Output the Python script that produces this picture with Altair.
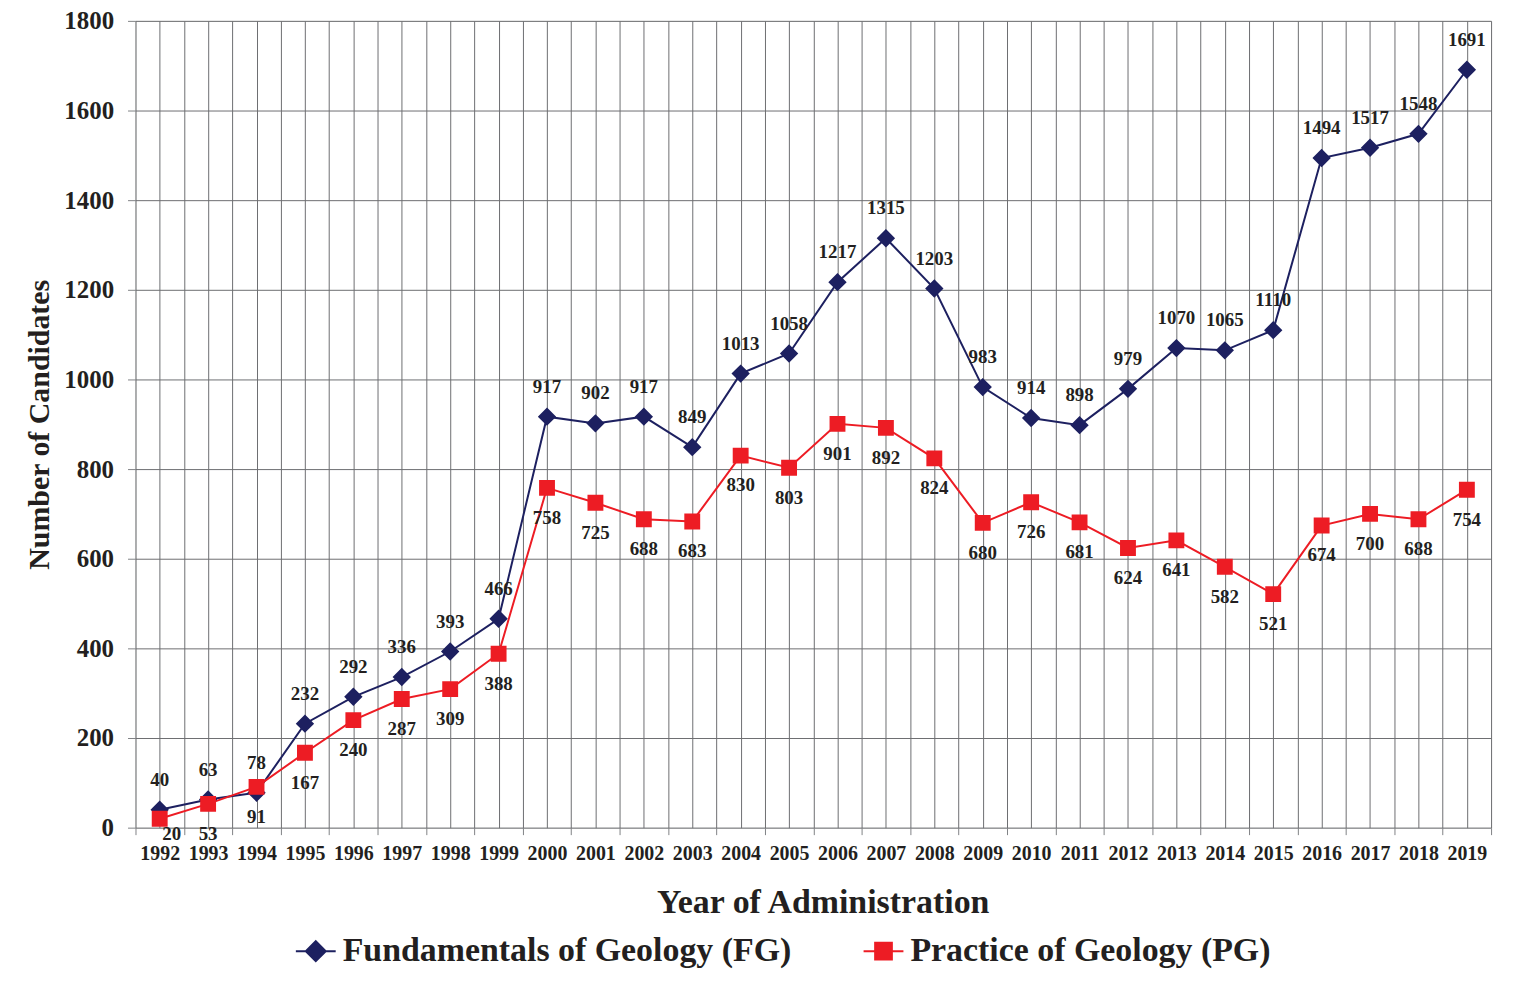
import altair as alt
import pandas as pd

years = list(range(1992, 2020))
fg = [40, 63, 78, 232, 292, 336, 393, 466, 917, 902, 917, 849, 1013, 1058,
      1217, 1315, 1203, 983, 914, 898, 979, 1070, 1065, 1110, 1494, 1517, 1548, 1691]
pg = [20, 53, 91, 167, 240, 287, 309, 388, 758, 725, 688, 683, 830, 803,
      901, 892, 824, 680, 726, 681, 624, 641, 582, 521, 674, 700, 688, 754]
series_names = ["Fundamentals of Geology (FG)", "Practice of Geology (PG)"]
colors = ["#1d2060", "#ed1c24"]
y_ticks = list(range(0, 1801, 200))

df = pd.DataFrame({
    "year": years * 2,
    "value": fg + pg,
    "series": [series_names[0]] * len(years) + [series_names[1]] * len(years),
})

FONT = "Liberation Serif"
TXT = "#231f20"
GRID = "#6d6e71"

x_vals = [1991.5 + 0.5 * i for i in range(57)]

x_enc = alt.X(
    "year:Q",
    scale=alt.Scale(domain=[1991.5, 2019.5], nice=False, zero=False),
    axis=alt.Axis(
        values=x_vals,
        labelExpr="datum.value % 1 === 0 ? format(datum.value, 'd') : ''",
        labelOverlap=False,
        labelFlush=False,
        labelFont=FONT, labelFontSize=20, labelFontWeight="bold", labelColor=TXT,
        labelPadding=9,
        tickSize=7,
        tickColor={"condition": {"test": "datum.value % 1 === 0", "value": "transparent"}, "value": "#808285"},
        grid=True, gridColor=GRID, gridWidth=1,
        domain=False,
        title="Year of Administration",
        titleFont=FONT, titleFontSize=34, titleFontWeight="bold", titleColor=TXT,
        titlePadding=22, titleX=690,
    ),
)
y_enc = alt.Y(
    "value:Q",
    scale=alt.Scale(domain=[0, 1800], nice=False),
    axis=alt.Axis(
        values=y_ticks, format="d",
        labelFont=FONT, labelFontSize=25, labelFontWeight="bold", labelColor=TXT,
        labelPadding=14, tickSize=8, tickColor="#808285",
        grid=True, gridColor=GRID, gridWidth=1,
        domain=False,
        title="Number of Candidates",
        titleFont=FONT, titleFontSize=30, titleFontWeight="bold", titleColor=TXT,
        titlePadding=9,
    ),
)

# legend symbols: short line with the marker on it
path_fg = "M-1,0L1,0M0,-0.5L0.5,0L0,0.5L-0.5,0Z"
path_pg = "M-1,0L1,0M-0.42,-0.42L0.42,-0.42L0.42,0.42L-0.42,0.42Z"

leg = alt.Legend(
    orient="none", legendX=160, legendY=913, direction="horizontal",
    title=None, labelFont=FONT, labelFontSize=34, labelFontWeight="bold",
    labelColor=TXT, labelLimit=1000, symbolSize=1600, symbolStrokeWidth=2,
    symbolOpacity=1, labelOffset=6, columnPadding=68,
)
# line colour scale uses a data-driven domain (same sorted order) and no legend
color_enc = alt.Color("series:N", scale=alt.Scale(range=colors), legend=None)
fill_enc = alt.Fill("series:N", scale=alt.Scale(domain=series_names, range=colors), legend=leg)
stroke_enc = alt.Stroke("series:N", scale=alt.Scale(domain=series_names, range=colors), legend=leg)
shape_enc = alt.Shape("series:N", scale=alt.Scale(domain=series_names, range=[path_fg, path_pg]), legend=leg)

base = alt.Chart(df)
is_fg = alt.datum.series == series_names[0]
is_pg = alt.datum.series == series_names[1]

lines = base.mark_line(strokeWidth=2).encode(x=x_enc, y=y_enc, color=color_enc)

pts_fg = base.transform_filter(is_fg).mark_point(
    filled=True, size=1360, opacity=1, strokeWidth=0
).encode(x=x_enc, y=y_enc, fill=fill_enc, stroke=stroke_enc, shape=shape_enc)
pts_pg = base.transform_filter(is_pg).mark_point(
    filled=True, size=1440, opacity=1, strokeWidth=0
).encode(x=x_enc, y=y_enc, fill=fill_enc, stroke=stroke_enc, shape=shape_enc)

lab_style = dict(font=FONT, fontSize=19, fontWeight="bold", color=TXT)
lab_fg = base.transform_filter(is_fg).mark_text(dy=-30, **lab_style).encode(
    x=x_enc, y=y_enc, text="value:Q")
lab_pg = base.transform_filter(is_pg & (alt.datum.value >= 30)).mark_text(dy=30, **lab_style).encode(
    x=x_enc, y=y_enc, text="value:Q")
lab_pg_low = base.transform_filter(is_pg & (alt.datum.value < 30)).mark_text(dy=15, dx=12, **lab_style).encode(
    x=x_enc, y=y_enc, text="value:Q")

chart = alt.layer(lines, pts_fg, pts_pg, lab_fg, lab_pg, lab_pg_low).properties(
    width=1361, height=810,
    autosize=alt.AutoSizeParams(type="none"),
    padding={"left": 128, "top": 11, "right": 20, "bottom": 145},
).configure_view(
    fill="#d1d3d4", stroke="#a7a9ac", strokeWidth=2
).configure(background="white")

chart.save("out.html", embed_options={"renderer": "svg", "actions": False})
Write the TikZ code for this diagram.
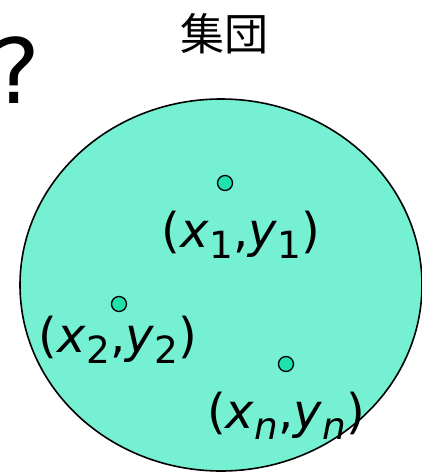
\documentclass[tikz,border=0pt]{standalone}
\usepackage{fontspec}
\setmainfont{DejaVu Sans}
\newfontfamily\cjkfont{Noto Sans CJK JP}
\usepackage{tikz}
\usetikzlibrary{positioning}
\usepackage{xcolor}
\definecolor{GroupMint}{HTML}{76F0D2}
\definecolor{DotGreen}{HTML}{1EE3AA}
\definecolor{LineBlack}{HTML}{000000}
\newcommand{\lowsub}[1]{\raisebox{-0.24em}{\scalebox{0.78}{#1}}}
\tikzset{
    % Group region
    groupblob/.style={
        draw=LineBlack,
        fill=GroupMint,
        line width=1.6pt
    },
    % Sample points
    sampledot/.style={
        circle,
        draw=LineBlack,
        fill=DotGreen,
        line width=1.3pt,
        inner sep=0pt,
        minimum size=15pt
    },
    % Point labels
    pointlabel/.style={
        anchor=base,
        inner sep=0pt,
        font=\fontsize{48}{52}\selectfont
    },
    titlelabel/.style={
        anchor=center,
        inner sep=0pt,
        font=\fontsize{44}{48}\selectfont\cjkfont
    }
}
\begin{document}
\begin{tikzpicture}[x=1pt,y=-1pt]
    \useasboundingbox (0,0) rectangle (422,474);

    % Question mark and title
    \node[anchor=base,inner sep=0pt,font=\fontsize{90}{96}\selectfont] (qmark) at (16,103) {?};
    \node[titlelabel] (title) at (224,34) {集団};

    % Group
    \draw[groupblob] (221,285) ellipse [x radius=201, y radius=186];

    % Points
    \node[sampledot] (p1) at (225,183) {};
    \node[sampledot] (p2) at (119,304) {};
    \node[sampledot] (pn) at (286,364) {};

    % Labels
    \node[pointlabel] (p1lbl) at (241,247) {(\textit{x}\lowsub{1},\textit{y}\lowsub{1})};
    \node[pointlabel] (p2lbl) at (118,352) {(\textit{x}\lowsub{2},\textit{y}\lowsub{2})};
    \node[pointlabel] (pnlbl) at (286,428) {(\textit{x}\lowsub{\textit{n}},\textit{y}\lowsub{\textit{n}})};
\end{tikzpicture}
\end{document}
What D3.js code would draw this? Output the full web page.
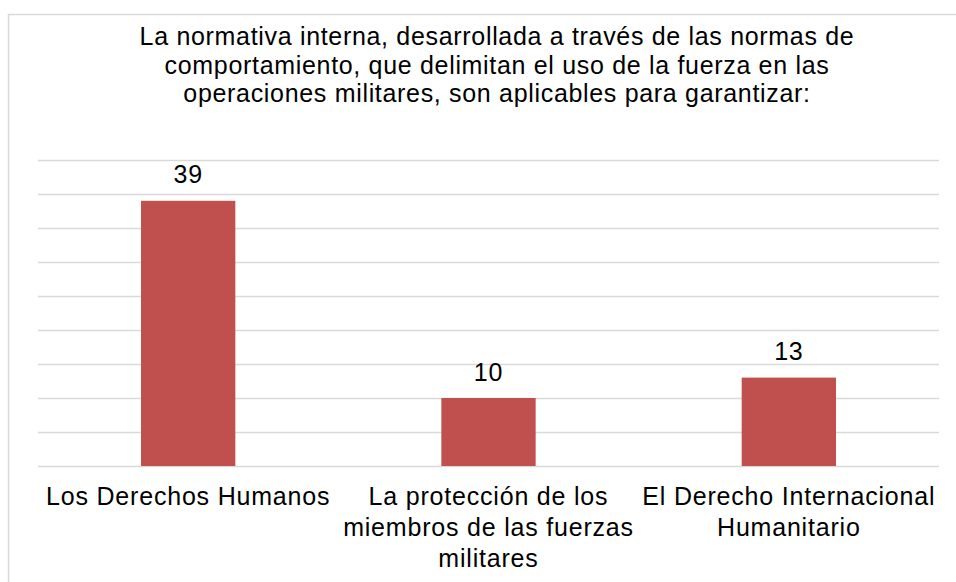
———
WHAT YOU WILL DO: Repeat only the lines between the top of the entries above and the line containing "import pandas as pd", both ends included, without the pictures.

REPLY TO THE TASK:
Output the Python script that produces this picture with Altair.
import altair as alt
import pandas as pd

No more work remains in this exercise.